Job: Skip the pictures. Transcribe the rest of the data below without changing a word.

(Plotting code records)
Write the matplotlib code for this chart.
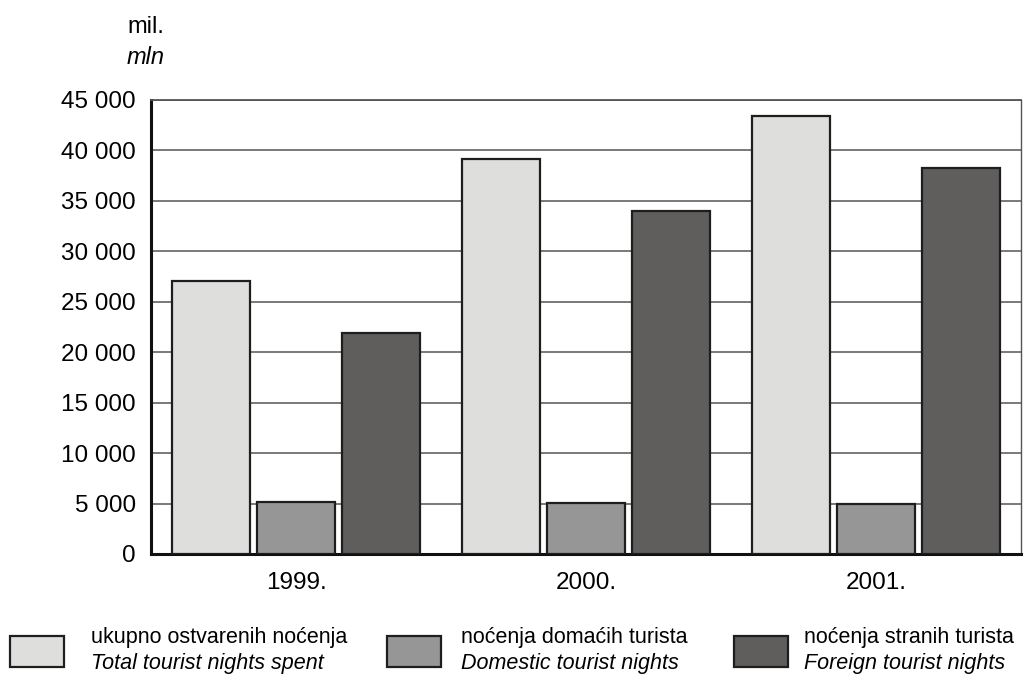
import numpy as np
import matplotlib.pyplot as plt
from matplotlib.patches import Rectangle

plt.rcParams['font.family'] = ['Liberation Sans Narrow', 'Liberation Sans', 'DejaVu Sans']

# podaci (tisuće noćenja)
godine = ['1999.', '2000.', '2001.']
ukupno = [27100, 39200, 43400]
domaci = [5200, 5100, 5000]
strani = [21900, 34000, 38300]

serije = [ukupno, domaci, strani]
boje = ['#dededc', '#969696', '#5f5e5c']
oznake_hr = ['ukupno ostvarenih noćenja', 'noćenja domaćih turista', 'noćenja stranih turista']
oznake_en = ['Total tourist nights spent', 'Domestic tourist nights', 'Foreign tourist nights']

fig = plt.figure(figsize=(10.24, 6.81), dpi=100)
ax = fig.add_axes([151/1024, 1 - 554/681, 870/1024, 454/681])

x = np.arange(len(godine))
sirina = 0.272
korak = 0.293
for i, (vals, c) in enumerate(zip(serije, boje)):
    ax.bar(x + (i - 1) * korak, vals, width=sirina, color=c,
           edgecolor='#1e1e1e', linewidth=1.6, zorder=3)

ax.set_xlim(-0.5, 2.5)
ax.set_ylim(0, 45000)
yt = np.arange(0, 45001, 5000)
ax.set_yticks(yt)
ax.set_yticklabels(['0'] + [f'{v // 1000} 000' for v in yt[1:]], fontsize=17.5)
ax.set_xticks(x)
ax.set_xticklabels(godine, fontsize=17.5)
ax.tick_params(axis='y', length=0, pad=11)
ax.tick_params(axis='x', length=0, pad=13)
ax.yaxis.grid(True, color='#6e6e6e', linewidth=1.3, zorder=0)
ax.set_axisbelow(True)

for s in ['left', 'bottom']:
    ax.spines[s].set_linewidth(2.2)
    ax.spines[s].set_color('#111111')
ax.spines['top'].set_color('#555555')
ax.spines['top'].set_linewidth(1.3)
ax.spines['right'].set_color('#555555')
ax.spines['right'].set_linewidth(1.0)

fig.text(127/1024, 1 - 27/681, 'mil.', fontsize=17, va='center', ha='left')
fig.text(127/1024, 1 - 58/681, 'mln', fontsize=17, style='italic', va='center', ha='left')

# legenda
leg_x = [10, 387, 734]
txt_x = [91, 461, 804]
for lx, tx, c, hr, en in zip(leg_x, txt_x, boje, oznake_hr, oznake_en):
    fig.patches.append(Rectangle((lx/1024, 1 - 667/681), 54/1024, 31/681,
                                 transform=fig.transFigure, facecolor=c,
                                 edgecolor='#1e1e1e', linewidth=1.6))
    fig.text(tx/1024, 1 - 637/681, hr, fontsize=15.5, va='center', ha='left')
    fig.text(tx/1024, 1 - 664/681, en, fontsize=15.5, style='italic', va='center', ha='left')

fig.savefig('out.png', dpi=100)
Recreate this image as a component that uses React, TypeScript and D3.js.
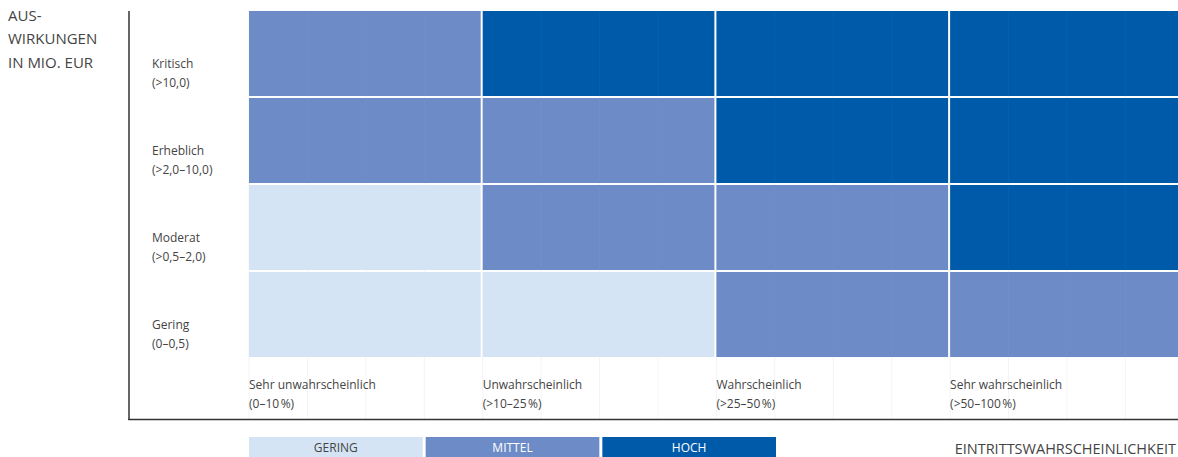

Finished task:
Write the matplotlib code for this chart.
import numpy as np
import matplotlib.pyplot as plt
from matplotlib.patches import Rectangle

plt.rcParams['font.family'] = ['Liberation Sans Narrow', 'Liberation Sans', 'DejaVu Sans']

# podaci (tisuće noćenja)
godine = ['1999.', '2000.', '2001.']
ukupno = [27100, 39200, 43400]
domaci = [5200, 5100, 5000]
strani = [21900, 34000, 38300]

serije = [ukupno, domaci, strani]
boje = ['#dededc', '#969696', '#5f5e5c']
oznake_hr = ['ukupno ostvarenih noćenja', 'noćenja domaćih turista', 'noćenja stranih turista']
oznake_en = ['Total tourist nights spent', 'Domestic tourist nights', 'Foreign tourist nights']

fig = plt.figure(figsize=(10.24, 6.81), dpi=100)
ax = fig.add_axes([151/1024, 1 - 554/681, 870/1024, 454/681])

x = np.arange(len(godine))
sirina = 0.272
korak = 0.293
for i, (vals, c) in enumerate(zip(serije, boje)):
    ax.bar(x + (i - 1) * korak, vals, width=sirina, color=c,
           edgecolor='#1e1e1e', linewidth=1.6, zorder=3)

ax.set_xlim(-0.5, 2.5)
ax.set_ylim(0, 45000)
yt = np.arange(0, 45001, 5000)
ax.set_yticks(yt)
ax.set_yticklabels(['0'] + [f'{v // 1000} 000' for v in yt[1:]], fontsize=17.5)
ax.set_xticks(x)
ax.set_xticklabels(godine, fontsize=17.5)
ax.tick_params(axis='y', length=0, pad=11)
ax.tick_params(axis='x', length=0, pad=13)
ax.yaxis.grid(True, color='#6e6e6e', linewidth=1.3, zorder=0)
ax.set_axisbelow(True)

for s in ['left', 'bottom']:
    ax.spines[s].set_linewidth(2.2)
    ax.spines[s].set_color('#111111')
ax.spines['top'].set_color('#555555')
ax.spines['top'].set_linewidth(1.3)
ax.spines['right'].set_color('#555555')
ax.spines['right'].set_linewidth(1.0)

fig.text(127/1024, 1 - 27/681, 'mil.', fontsize=17, va='center', ha='left')
fig.text(127/1024, 1 - 58/681, 'mln', fontsize=17, style='italic', va='center', ha='left')

# legenda
leg_x = [10, 387, 734]
txt_x = [91, 461, 804]
for lx, tx, c, hr, en in zip(leg_x, txt_x, boje, oznake_hr, oznake_en):
    fig.patches.append(Rectangle((lx/1024, 1 - 667/681), 54/1024, 31/681,
                                 transform=fig.transFigure, facecolor=c,
                                 edgecolor='#1e1e1e', linewidth=1.6))
    fig.text(tx/1024, 1 - 637/681, hr, fontsize=15.5, va='center', ha='left')
    fig.text(tx/1024, 1 - 664/681, en, fontsize=15.5, style='italic', va='center', ha='left')

fig.savefig('out.png', dpi=100)
Recreate this image as a component that uses React, TypeScript and D3.js.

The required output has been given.